I went shopping at Ann Taylor a couple weeks ago for slacks and tops, aka "dress pants." My new gig doesn't allow jeans and I'm not slogging through the snow in my nice skirts. Most of the tops I saw were Christmas red, white or black. There were very few blues and there were a few hideous hounds tooth checks that would make Elle Macpherson look like an ugly sofa.

But Ann Taylor should be truly ashamed of the pants. For starters, the buttons are sewn on badly. Even though they fit me fairly loosely in the waist, the buttons are already coming off, less than a month later. There is way too much fabric in the legs, both length and width-wise. I did find a 'petite' pair that doesn't wrap around my feet when not cuffed, but I'm not quite short enough for the petite cut. And at 5'6" I am too short for the normal ones. I wonder what Amazons (besides my sister who is made entirely out of legs) would fit into the "L" size.

But worst of all, these freaking pants have no pockets. Or rather they have very tiny little back pockets that are too small for much more than a credit card. And there are no front pockets.

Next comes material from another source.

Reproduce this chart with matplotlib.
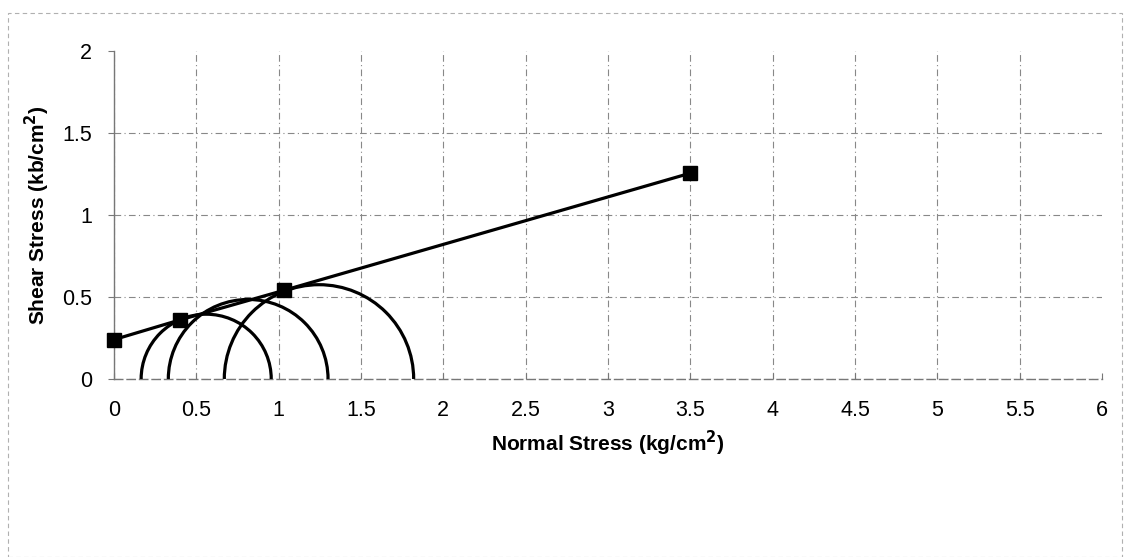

This brought on the giantest WTF the first time I needed to run around my building. I'm supposed to have this Treo with me wherever I go, and there's nowhere to put it. Plus I need my ID to get back into my office and these diminutive pockets just aren't cutting it. These pants are SO sexist. Men's dress pants have plenty of room for a wallet, and a phone, but I'm supposed to carry a f*cking purse downstairs to get a cup of coffee.

Needless to say I was not running back to Ann Taylor to buy some leg-fatmaking, tiny pocketed pants. So, to all your women's retailers out there, I give you the big "Duh!" Of course your sales are down. Your clothes are ugly, boring and impractical.